Edit: These look useful for testing https://stackoverflow.com/questions/3337896/imitate-emulate-a-big-endian-behavior-in-c https://people.debian.org/~aurel32/qemu/

sneves commented 6 years ago

Yeah, I think you're right.

In hindsight, the parameter block ought to be an opaque structure, with the functions used to set the appropriate bytes of it.

oconnor663 commented 6 years ago

Confirmed!

image

I don't know of any official test vectors that set leaf_length or node_offset, but when I run the same two hashes on my regular Intel machine, the results are swapped:

Python 3.6.3 (default, Oct 24 2017, 14:48:20) 
[GCC 7.2.0] on linux
Type "help", "copyright", "credits" or "license" for more information.
>>> import sys, hashlib
>>> sys.byteorder
'little'
>>> hashlib.blake2b(b"foo", leaf_size=1).hexdigest()
'8878fcd2202a81a2a26adeb5cc6e240528c80e2b4ec80b940d76686febe91b368b4a98ebb39b21befcc02ffaf7516e27d2894fc1c096b57c0e3dde69e01c5889'
>>> hashlib.blake2b(b"foo", leaf_size=(1<<24)).hexdigest()
'bfd0c39502d381eb4e45189f051fd67fd69fd972ad471550a879347d846c1700927d19065a08bf3acdd8fc209cbd21a9bb8619c56fc79207a1ece990b21ddf2b'

It should be simple to patch CPython, and I'll see if I can add a test for this. On the libb2 side of things, probably we should at least stick some clarifying comments inline in blake2.h? I worry that changing blake2*_init_param to assume native endianness in struct fields would break existing callers who've correctly worked around this. (If there are any?)

Can you think of any other languages or libraries that expose these fields, that we'd want to eyeball for the same bug?

sneves commented 6 years ago

I've pushed a candidate solution to a separate branch, under which existing correct code should be able to continue functioning properly, but a new API exists to explicit build correct parameter blocks.

To be able to do this, I'm using unnamed structs in unions, which appears to be something only standardized in C11, but recent GCC, Clang, and MSVC all appear to support this.

I don't know the extent of the damage. To my knowledge, most bindings/implementations are limited to the variable length and key parameters, for which endianness does not matter.

oconnor663 commented 6 years ago

Those changes look good to me, though I don't have much experience with this code. Maybe we could stick a comment on the anonymous struct like:

// These struct fields are deprecated, and kept around only for backwards
// compatibility. All new code should use the param_set helper functions
// instead. (In particular, setting the leaf_length or node_offset fields here
// gives incorrect results on big endian platforms, if the caller doesn't
// explicitly swap endianness first. See https://github.com/BLAKE2/libb2/issues/12.)
oconnor663 commented 6 years ago

Also will https://github.com/BLAKE2/BLAKE2 want to make similar changes?

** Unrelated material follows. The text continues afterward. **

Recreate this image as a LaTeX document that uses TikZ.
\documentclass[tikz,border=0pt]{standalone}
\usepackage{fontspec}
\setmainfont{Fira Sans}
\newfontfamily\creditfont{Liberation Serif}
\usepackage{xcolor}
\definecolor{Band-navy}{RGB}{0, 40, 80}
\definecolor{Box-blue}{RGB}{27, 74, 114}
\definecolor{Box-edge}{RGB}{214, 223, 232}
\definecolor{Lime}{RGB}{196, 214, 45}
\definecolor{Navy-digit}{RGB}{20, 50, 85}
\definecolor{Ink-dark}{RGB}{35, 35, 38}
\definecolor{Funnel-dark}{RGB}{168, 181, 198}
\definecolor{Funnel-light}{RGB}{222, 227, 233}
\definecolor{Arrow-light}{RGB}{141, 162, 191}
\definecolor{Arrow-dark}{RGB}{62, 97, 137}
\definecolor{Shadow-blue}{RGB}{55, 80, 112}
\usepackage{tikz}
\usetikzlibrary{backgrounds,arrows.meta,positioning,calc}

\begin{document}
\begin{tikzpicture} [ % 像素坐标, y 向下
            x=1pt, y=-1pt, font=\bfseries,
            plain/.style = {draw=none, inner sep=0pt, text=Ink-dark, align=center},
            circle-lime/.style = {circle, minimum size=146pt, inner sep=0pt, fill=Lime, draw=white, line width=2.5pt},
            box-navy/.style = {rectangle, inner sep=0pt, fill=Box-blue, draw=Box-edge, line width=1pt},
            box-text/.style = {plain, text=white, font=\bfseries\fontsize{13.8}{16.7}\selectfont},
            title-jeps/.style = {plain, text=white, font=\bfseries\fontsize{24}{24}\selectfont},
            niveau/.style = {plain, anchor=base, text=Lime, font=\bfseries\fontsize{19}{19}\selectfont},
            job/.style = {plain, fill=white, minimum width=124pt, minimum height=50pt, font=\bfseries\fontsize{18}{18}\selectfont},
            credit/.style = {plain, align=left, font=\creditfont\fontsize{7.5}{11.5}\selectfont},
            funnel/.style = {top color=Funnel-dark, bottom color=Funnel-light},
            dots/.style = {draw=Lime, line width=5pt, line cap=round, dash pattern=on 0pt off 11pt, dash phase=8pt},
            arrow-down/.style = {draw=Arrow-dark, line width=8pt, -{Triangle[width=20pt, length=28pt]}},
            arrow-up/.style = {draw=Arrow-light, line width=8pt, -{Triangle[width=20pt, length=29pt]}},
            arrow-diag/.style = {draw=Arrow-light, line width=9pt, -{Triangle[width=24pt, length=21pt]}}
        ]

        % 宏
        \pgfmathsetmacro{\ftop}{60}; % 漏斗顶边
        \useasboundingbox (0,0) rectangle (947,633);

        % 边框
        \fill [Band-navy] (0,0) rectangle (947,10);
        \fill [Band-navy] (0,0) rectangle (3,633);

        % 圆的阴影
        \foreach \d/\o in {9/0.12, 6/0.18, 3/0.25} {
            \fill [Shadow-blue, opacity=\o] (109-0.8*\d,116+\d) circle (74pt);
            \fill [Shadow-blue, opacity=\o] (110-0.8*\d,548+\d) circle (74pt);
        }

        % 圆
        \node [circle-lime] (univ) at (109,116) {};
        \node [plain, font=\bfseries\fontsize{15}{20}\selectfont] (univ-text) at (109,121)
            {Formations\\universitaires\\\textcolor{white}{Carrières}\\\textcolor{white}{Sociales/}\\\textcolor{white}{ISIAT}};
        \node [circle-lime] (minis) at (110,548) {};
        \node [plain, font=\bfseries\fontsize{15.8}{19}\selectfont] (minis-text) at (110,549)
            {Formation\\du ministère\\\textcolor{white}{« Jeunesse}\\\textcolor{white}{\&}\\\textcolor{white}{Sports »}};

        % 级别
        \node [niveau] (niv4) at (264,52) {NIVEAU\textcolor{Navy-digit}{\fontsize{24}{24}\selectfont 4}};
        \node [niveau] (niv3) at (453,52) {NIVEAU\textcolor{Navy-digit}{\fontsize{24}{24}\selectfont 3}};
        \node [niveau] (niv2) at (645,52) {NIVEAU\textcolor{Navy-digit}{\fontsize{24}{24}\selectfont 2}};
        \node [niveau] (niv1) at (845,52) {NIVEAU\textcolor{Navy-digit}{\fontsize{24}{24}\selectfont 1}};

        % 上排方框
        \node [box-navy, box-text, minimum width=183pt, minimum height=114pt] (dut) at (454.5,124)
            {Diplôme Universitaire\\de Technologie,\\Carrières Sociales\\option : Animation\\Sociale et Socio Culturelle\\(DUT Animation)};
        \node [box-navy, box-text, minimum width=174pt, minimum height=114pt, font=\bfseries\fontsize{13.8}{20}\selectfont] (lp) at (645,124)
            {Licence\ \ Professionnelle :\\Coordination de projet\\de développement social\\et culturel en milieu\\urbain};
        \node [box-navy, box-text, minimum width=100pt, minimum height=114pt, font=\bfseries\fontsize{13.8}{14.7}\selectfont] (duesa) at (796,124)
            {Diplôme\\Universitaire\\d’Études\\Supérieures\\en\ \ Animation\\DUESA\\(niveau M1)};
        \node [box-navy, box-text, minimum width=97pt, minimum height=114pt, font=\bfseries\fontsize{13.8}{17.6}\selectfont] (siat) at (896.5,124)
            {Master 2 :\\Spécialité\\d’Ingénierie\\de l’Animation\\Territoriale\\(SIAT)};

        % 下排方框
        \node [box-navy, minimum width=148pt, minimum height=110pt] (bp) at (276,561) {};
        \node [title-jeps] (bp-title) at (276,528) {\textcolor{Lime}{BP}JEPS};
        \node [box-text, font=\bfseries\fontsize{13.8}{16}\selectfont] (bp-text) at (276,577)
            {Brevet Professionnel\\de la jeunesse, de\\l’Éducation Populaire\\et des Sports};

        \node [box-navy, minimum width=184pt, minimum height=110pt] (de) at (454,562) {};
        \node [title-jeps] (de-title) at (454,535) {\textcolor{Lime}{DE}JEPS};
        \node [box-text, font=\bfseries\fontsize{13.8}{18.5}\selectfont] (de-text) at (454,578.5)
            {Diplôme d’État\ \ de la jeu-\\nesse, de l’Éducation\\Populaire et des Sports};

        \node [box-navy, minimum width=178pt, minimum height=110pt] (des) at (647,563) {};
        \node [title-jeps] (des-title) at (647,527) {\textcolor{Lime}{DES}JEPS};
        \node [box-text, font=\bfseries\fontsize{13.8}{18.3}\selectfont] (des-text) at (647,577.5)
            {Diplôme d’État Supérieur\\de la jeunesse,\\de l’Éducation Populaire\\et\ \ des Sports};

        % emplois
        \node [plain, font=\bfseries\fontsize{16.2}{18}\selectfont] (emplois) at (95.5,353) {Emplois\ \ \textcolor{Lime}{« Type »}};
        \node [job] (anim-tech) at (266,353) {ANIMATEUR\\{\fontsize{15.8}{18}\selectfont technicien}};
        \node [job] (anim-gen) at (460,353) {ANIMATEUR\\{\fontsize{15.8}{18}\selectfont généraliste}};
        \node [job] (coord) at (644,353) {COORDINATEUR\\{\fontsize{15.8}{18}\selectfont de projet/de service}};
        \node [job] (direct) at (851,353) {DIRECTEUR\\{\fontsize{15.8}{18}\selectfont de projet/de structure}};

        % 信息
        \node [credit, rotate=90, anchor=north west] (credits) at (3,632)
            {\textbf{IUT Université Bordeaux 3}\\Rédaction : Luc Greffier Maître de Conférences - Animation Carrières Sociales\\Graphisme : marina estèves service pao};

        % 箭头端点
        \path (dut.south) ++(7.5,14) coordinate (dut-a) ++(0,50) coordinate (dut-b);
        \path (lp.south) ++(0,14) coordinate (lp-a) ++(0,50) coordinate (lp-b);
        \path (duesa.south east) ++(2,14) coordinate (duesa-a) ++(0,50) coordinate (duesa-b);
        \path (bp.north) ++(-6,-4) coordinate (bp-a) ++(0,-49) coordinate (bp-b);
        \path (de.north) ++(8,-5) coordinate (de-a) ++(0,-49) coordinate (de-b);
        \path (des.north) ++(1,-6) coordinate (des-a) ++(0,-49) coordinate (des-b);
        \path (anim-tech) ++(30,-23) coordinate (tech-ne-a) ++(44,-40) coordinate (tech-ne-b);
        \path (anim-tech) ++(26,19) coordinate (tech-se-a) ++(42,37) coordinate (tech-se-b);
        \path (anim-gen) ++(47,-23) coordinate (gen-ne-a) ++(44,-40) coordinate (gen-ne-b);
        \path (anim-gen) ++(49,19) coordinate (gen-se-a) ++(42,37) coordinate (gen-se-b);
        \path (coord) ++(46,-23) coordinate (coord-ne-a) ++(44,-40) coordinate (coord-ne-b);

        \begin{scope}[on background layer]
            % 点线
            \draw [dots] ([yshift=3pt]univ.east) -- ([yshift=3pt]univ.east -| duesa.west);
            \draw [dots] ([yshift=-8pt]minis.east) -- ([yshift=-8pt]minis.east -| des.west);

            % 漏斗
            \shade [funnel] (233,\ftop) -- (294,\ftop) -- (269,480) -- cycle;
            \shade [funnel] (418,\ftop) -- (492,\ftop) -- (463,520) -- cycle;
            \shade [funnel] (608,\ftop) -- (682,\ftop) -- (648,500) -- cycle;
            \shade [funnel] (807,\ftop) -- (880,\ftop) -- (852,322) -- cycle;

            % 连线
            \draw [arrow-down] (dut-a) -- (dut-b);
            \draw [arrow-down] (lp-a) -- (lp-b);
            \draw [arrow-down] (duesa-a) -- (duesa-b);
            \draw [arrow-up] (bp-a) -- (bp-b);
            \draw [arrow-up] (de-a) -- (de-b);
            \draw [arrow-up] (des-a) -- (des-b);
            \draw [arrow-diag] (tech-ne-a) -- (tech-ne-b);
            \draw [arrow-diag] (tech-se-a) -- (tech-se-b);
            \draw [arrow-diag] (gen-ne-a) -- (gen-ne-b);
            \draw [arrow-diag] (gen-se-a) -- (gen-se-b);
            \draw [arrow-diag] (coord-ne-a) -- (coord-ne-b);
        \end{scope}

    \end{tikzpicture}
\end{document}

sneves commented 6 years ago

Yes, the plan is to merge the two repositories at some point. Hopefully soon.

oconnor663 commented 6 years ago

Oh, I think on lines 178-179 of blake2.h you're using BLAKE2S_SALTBYTES and BLAKE2S_PERSONALBYTES when you mean BLAKE2B_.

oconnor663 commented 6 years ago

Another design comment about https://github.com/BLAKE2/libb2/tree/fix-bigendian: I think blake2*_param_init should set the official defaults, rather than just zeroing the whole parameter block. That is, I think it should set fanout and depth to 1, and digest_length to OUTBYTES. Almost all callers are going to want to do that, but it's also something they're likely to forget, at least until they debug why their hashes aren't coming out right. That would also remove some duplicated code from blake2*_init and blake2*_init_key.

sneves commented 6 years ago

Excellent idea, I'll incorporate this.